Assessment of shallow landslides from Hurricane Mitch in central America using a physically based model

Shallow landslides induced by heavy rainfall events represent one of the most disastrous hazards in mountainous regions because of their high frequency and rapid mobility. Recent advancements in the availability and accessibility of remote sensing data, including topography, land cover and precipitation products, allow landslide hazard assessment to be considered at larger spatial scales. A theoretical framework for a landslide forecasting system was prototyped in this study using several remotely sensed and surface parameters. The applied physical model SLope-Infiltration-Distributed Equilibrium (SLIDE) takes into account some simplified hypotheses on water infiltration and defines a direct relation between factor of safety and the rainfall depth on an infinite slope. This prototype model is applied to a case study in Honduras during Hurricane Mitch in 1998. Two study areas were selected where a high density of shallow landslides occurred, covering approximately 1,200 km². The results were quantitatively evaluated using landslide inventory data compiled by the United States Geological Survey (USGS) following Hurricane Mitch’s landfall.

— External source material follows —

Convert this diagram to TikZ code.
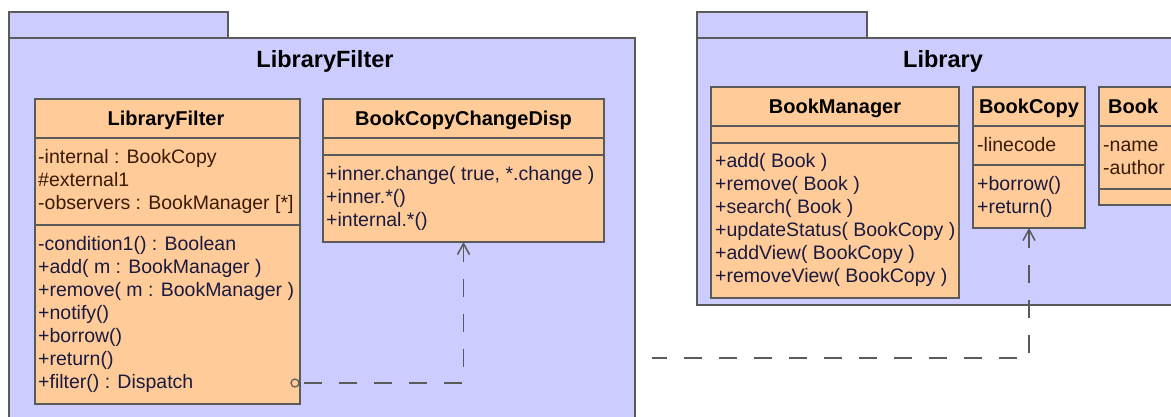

The agreement between the SLIDE modeling results and landslide observations demonstrates good predictive skill and suggests that this framework could serve as a potential tool for the future early landslide warning systems. Results show that within the two study areas, the values of rates of successful estimation of slope failure locations reached as high as 78 and 75%, while the error indices were 35 and 49%. Despite positive model performance, the SLIDE model is limited by several assumptions including using general parameter calibration rather than in situ tests and neglecting geologic information. Advantages and limitations of this physically based model are discussed with respect to future applications of landslide assessment and prediction over large scales.